If you are someone who has an Echo speaker, Alexa-powered smart bulbs and other smart home devices which tie in nicely with the Alexa ecosystem, then maybe the Echo Dot with Clock makes more sense for you. A word of warning, the shopping experience using Alexa is quite frustrating and even if you rely heavily on Amazon for your shopping needs, I wouldn't recommend buying an Echo device. If you have a good quality speaker lying around, Echo Dot Clock could be a great way to make it a smart speaker, provided listening to music is what you will primarily do on the Echo Dot Clock.
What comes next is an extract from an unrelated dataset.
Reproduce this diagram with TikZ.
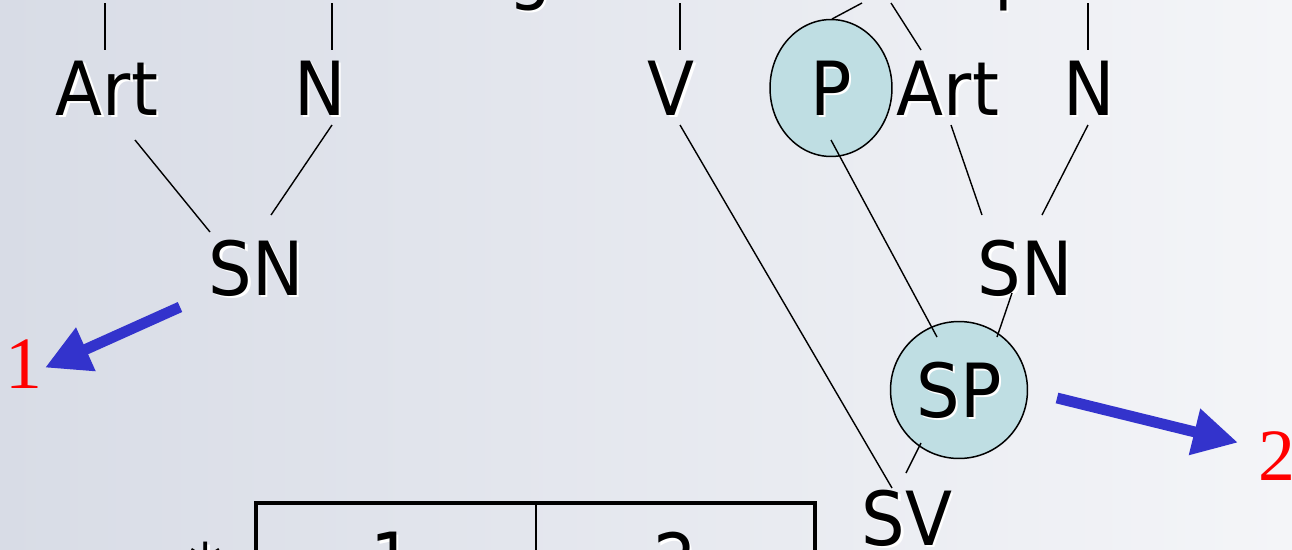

It is difficult to pick one among the two and say that this is the smart speaker you should go for. Your purchasing decision depends a lot on which ecosystem you will be invested in. Think of it like choosing between a Nikon and Canon DSLRs in the same price range. A major deciding factor will be which ecosystem you are already invested in. For instance, if you already have spare Canon lenses lying around, you will not even consider the Nikon body. Similarly, if I had Alexa-powered smart home devices lying around, Nest Mini would not be a great choice. Even if you don't have any smart home devices, figuring out which smart home ecosystem to invest in will depend on you. On the other hand, if I am not invested in Google’s ecosystem and don’t really use Google Assistant, there is no reason for me to get the Nest Mini either.
If you are a first-time buyer considering which smart speaker to invest in, I’d say go with the device which you feel will be the most valuable for your needs. If you just want to just listen to music, either of the devices is fine. Two clear advantages the Dot Clock has over the Nest Mini are the presence of an Aux-out, and a display for time — which can let one use it as a glorified clock if nothing else.